→ Goal: Your task is to retype, word for word, the lines from the start of the data through the line holding "east] (b) at". Do not include the pictures.

→ Extracted material:
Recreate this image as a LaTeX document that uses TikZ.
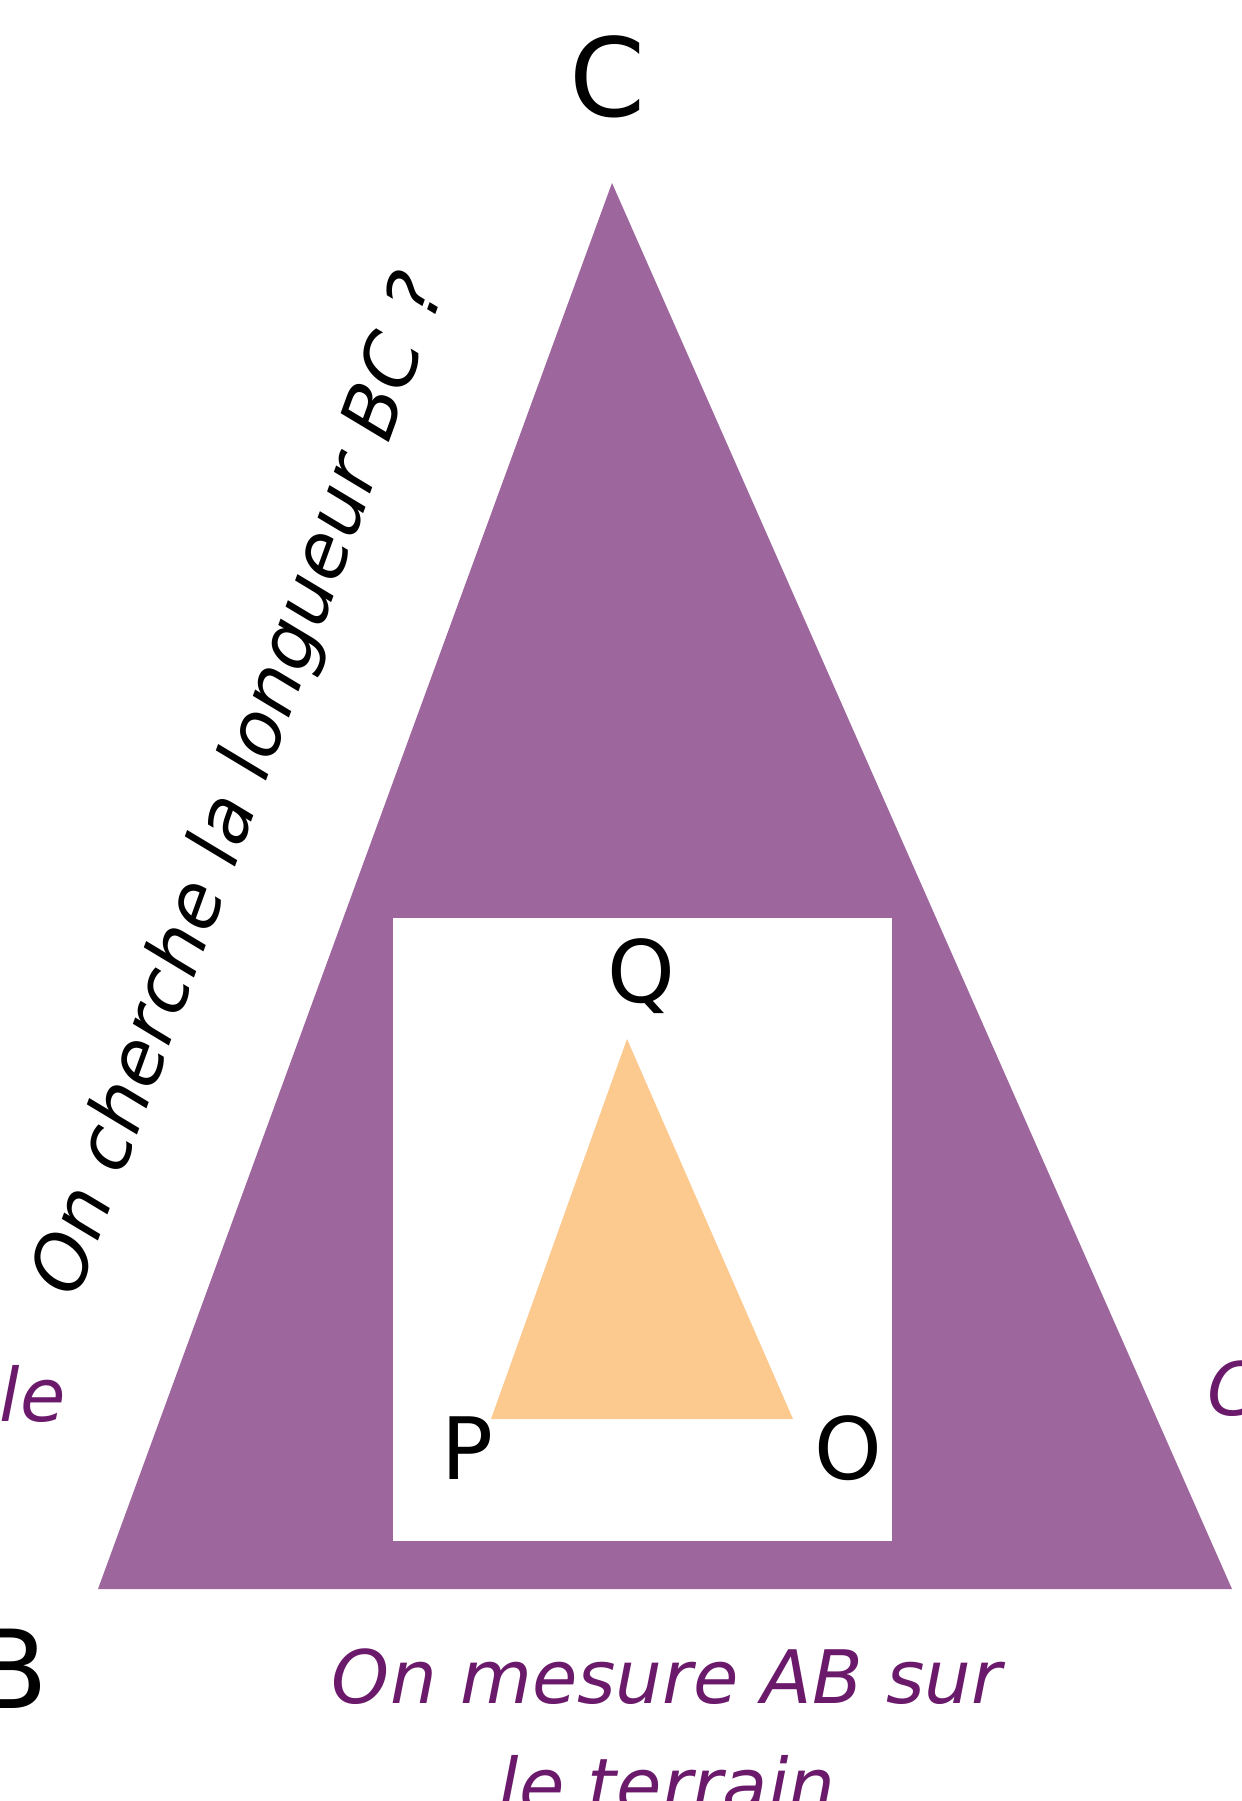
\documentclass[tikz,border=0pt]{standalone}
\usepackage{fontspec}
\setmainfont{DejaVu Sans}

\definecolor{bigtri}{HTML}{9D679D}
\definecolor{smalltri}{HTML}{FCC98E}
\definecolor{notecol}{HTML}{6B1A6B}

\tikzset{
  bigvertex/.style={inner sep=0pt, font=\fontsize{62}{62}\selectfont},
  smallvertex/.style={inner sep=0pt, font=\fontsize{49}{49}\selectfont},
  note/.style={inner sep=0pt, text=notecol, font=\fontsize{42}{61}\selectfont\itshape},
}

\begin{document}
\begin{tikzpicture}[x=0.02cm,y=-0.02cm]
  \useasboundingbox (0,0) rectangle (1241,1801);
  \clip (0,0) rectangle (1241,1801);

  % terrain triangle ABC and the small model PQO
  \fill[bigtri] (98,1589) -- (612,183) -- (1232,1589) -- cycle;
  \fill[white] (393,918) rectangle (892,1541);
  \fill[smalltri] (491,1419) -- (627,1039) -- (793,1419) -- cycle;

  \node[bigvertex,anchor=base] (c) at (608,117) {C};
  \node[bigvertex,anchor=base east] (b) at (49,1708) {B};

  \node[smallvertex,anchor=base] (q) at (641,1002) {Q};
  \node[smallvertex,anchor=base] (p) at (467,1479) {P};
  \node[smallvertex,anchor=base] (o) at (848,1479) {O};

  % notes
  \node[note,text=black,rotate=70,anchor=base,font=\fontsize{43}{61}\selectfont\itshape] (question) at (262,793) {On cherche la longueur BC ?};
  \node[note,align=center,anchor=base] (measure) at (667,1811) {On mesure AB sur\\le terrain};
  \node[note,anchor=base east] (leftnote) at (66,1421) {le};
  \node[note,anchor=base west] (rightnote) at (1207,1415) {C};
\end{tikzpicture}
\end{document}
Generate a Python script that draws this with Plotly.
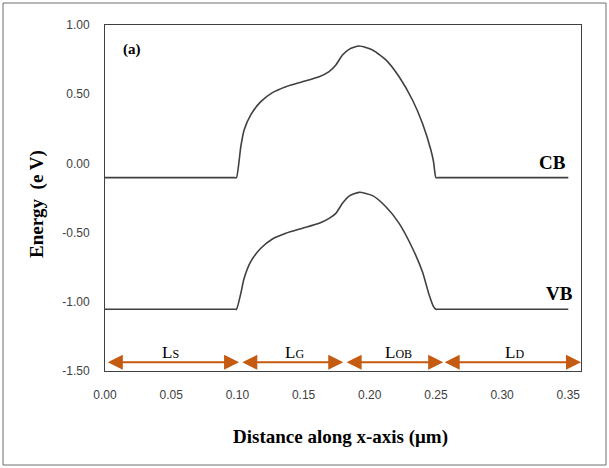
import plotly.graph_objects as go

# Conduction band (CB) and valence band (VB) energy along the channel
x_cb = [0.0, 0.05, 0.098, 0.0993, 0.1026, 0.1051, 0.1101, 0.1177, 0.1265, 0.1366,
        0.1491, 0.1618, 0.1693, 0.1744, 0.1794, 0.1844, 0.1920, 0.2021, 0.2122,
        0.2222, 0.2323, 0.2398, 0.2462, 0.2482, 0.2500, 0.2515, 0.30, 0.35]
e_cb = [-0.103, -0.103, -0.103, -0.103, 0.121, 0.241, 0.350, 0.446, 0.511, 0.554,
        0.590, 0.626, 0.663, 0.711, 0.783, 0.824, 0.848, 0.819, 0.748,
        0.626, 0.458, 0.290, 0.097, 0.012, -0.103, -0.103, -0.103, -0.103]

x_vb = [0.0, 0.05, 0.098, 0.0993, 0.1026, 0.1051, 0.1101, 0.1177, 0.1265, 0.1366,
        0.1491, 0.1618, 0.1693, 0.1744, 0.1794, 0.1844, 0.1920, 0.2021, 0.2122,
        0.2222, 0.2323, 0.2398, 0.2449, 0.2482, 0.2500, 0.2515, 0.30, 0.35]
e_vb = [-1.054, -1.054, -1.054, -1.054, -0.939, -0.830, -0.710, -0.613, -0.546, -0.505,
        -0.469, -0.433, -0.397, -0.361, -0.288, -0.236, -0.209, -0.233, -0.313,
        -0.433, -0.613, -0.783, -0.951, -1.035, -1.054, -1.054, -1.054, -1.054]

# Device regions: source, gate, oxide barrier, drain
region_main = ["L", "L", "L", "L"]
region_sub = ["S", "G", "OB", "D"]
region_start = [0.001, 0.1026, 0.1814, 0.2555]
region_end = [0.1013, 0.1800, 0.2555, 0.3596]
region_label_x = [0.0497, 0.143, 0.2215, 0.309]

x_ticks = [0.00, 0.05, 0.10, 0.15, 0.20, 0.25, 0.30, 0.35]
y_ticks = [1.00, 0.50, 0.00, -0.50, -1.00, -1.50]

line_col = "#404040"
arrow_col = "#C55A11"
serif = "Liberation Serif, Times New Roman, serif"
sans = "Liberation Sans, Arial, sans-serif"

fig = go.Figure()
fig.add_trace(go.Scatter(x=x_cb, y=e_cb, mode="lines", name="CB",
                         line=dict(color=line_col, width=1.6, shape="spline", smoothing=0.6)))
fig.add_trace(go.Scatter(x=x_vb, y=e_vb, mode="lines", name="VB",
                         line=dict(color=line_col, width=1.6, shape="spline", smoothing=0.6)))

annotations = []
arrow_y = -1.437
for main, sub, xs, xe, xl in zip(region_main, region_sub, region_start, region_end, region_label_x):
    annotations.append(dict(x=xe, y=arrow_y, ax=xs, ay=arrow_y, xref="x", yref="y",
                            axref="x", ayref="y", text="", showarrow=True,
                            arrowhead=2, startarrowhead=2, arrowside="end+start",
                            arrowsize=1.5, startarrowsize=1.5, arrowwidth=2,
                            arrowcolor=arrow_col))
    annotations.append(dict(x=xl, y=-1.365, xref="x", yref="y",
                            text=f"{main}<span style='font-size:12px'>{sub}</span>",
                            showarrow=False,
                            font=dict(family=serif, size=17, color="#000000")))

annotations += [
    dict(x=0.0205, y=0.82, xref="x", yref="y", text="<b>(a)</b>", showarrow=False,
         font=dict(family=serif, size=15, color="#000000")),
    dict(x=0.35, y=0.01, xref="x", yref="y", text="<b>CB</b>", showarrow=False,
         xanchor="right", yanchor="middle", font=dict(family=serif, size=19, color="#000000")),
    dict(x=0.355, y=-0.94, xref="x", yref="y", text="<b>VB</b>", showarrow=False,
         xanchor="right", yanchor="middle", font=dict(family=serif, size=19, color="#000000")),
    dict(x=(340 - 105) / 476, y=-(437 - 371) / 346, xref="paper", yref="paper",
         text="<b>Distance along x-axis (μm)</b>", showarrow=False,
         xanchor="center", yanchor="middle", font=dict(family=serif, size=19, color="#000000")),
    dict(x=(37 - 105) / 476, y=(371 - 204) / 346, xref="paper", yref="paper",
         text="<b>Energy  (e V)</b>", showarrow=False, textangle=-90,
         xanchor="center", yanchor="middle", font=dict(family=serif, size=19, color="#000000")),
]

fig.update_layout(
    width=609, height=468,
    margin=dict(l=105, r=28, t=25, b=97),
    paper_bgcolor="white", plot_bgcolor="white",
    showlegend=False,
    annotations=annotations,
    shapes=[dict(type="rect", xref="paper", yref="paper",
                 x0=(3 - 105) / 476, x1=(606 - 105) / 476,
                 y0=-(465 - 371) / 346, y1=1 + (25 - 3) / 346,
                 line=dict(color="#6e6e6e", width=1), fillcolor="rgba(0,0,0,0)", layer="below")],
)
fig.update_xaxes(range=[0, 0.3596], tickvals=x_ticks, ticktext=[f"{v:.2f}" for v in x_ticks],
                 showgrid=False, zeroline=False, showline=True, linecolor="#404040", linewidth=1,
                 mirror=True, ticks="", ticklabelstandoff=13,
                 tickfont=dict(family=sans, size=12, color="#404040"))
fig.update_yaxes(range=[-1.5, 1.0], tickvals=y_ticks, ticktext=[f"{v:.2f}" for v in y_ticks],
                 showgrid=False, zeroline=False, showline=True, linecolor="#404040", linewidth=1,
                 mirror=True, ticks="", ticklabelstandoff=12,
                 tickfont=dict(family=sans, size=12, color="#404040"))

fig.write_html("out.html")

→ Result:
Recreate this image as a LaTeX document that uses TikZ.
\documentclass[tikz,border=0pt]{standalone}
\usepackage{fontspec}
\setmainfont{DejaVu Sans}

\definecolor{bigtri}{HTML}{9D679D}
\definecolor{smalltri}{HTML}{FCC98E}
\definecolor{notecol}{HTML}{6B1A6B}

\tikzset{
  bigvertex/.style={inner sep=0pt, font=\fontsize{62}{62}\selectfont},
  smallvertex/.style={inner sep=0pt, font=\fontsize{49}{49}\selectfont},
  note/.style={inner sep=0pt, text=notecol, font=\fontsize{42}{61}\selectfont\itshape},
}

\begin{document}
\begin{tikzpicture}[x=0.02cm,y=-0.02cm]
  \useasboundingbox (0,0) rectangle (1241,1801);
  \clip (0,0) rectangle (1241,1801);

  % terrain triangle ABC and the small model PQO
  \fill[bigtri] (98,1589) -- (612,183) -- (1232,1589) -- cycle;
  \fill[white] (393,918) rectangle (892,1541);
  \fill[smalltri] (491,1419) -- (627,1039) -- (793,1419) -- cycle;

  \node[bigvertex,anchor=base] (c) at (608,117) {C};
  \node[bigvertex,anchor=base east] (b) at (49,1708) {B};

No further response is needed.